Aghast, I again asked how could modern public services be delivered without such facilities? The campaigner’s presentation had featured a picture of the East German Stasi paper filing system as if to say that would suffice. He seemed unaware that the population of East Germany in 1989 was some 16.5 million. That is now heading for 81 million in today’s Germany.

And finally to the objection to a ‘national identity card’, I find myself increasingly saying, so what? No citizen will be required to carry the PSC, and no official or law enforcement agent will be entitled to ask for such identification without legitimate reason or suspicion, so what difference does it make?

The point then offered was that it is impossible to say how laws will change in the future.

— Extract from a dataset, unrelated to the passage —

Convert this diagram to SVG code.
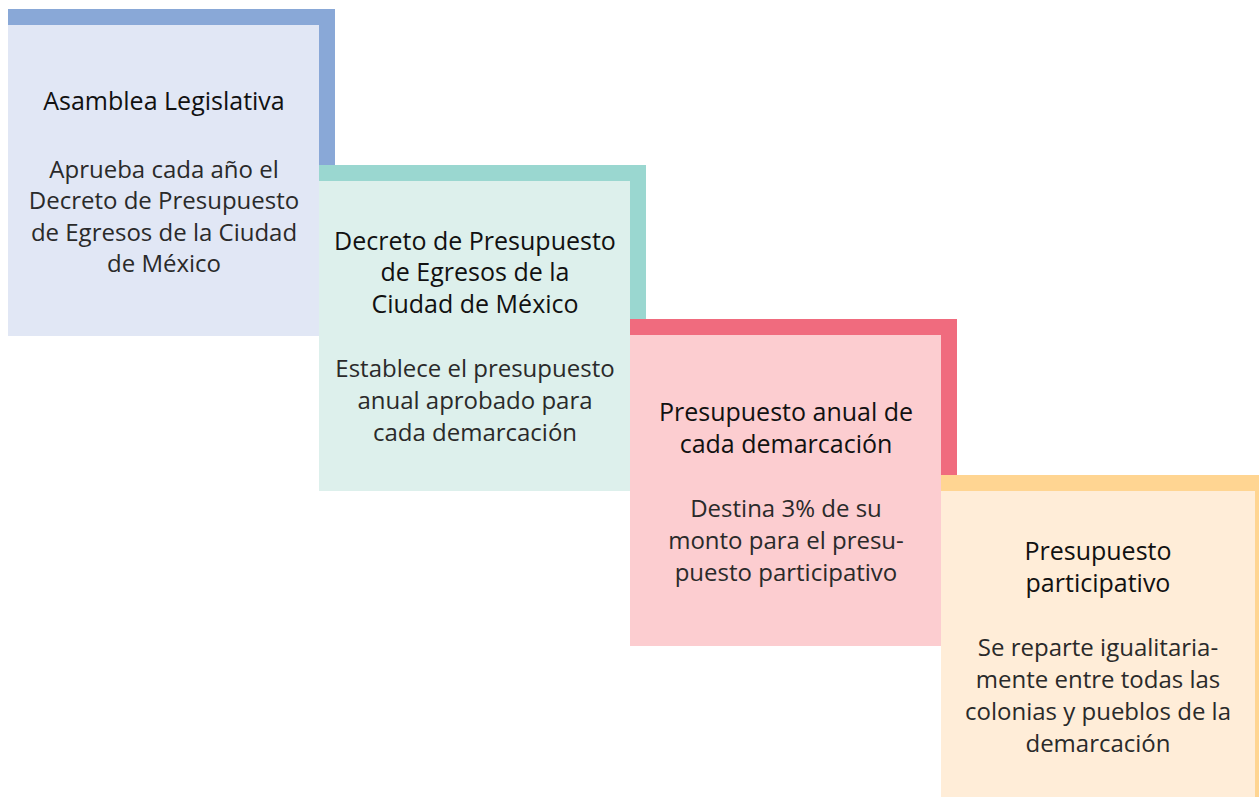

At this point, I decided it was probably unprofitable to engage further.

Balance and insight
Apart from the total lack of not even an opposing voice but one, at least, that was familiar with the proposed citizen identity system, I was agog at the lack of understanding of how digital services work and how they can be a multiplier for stretched resources in public services. The cries of abuse and ill-handling were not met with any cognisance of how modern policy-based systems can not only mitigate but negate such cases. Now accidents and maliciousness cannot ever be ruled out, but for the most part, these objections can be easily met.

Poor handling by ministers aside, there seemed to be no thinking at all as to credible alternatives that could offer anything like the same level of capability, while meeting the desired privacy levels.

In all, I was severely disappointed in the assembled argument and had my faith shaken in what appeared to be a civic-minded endeavour.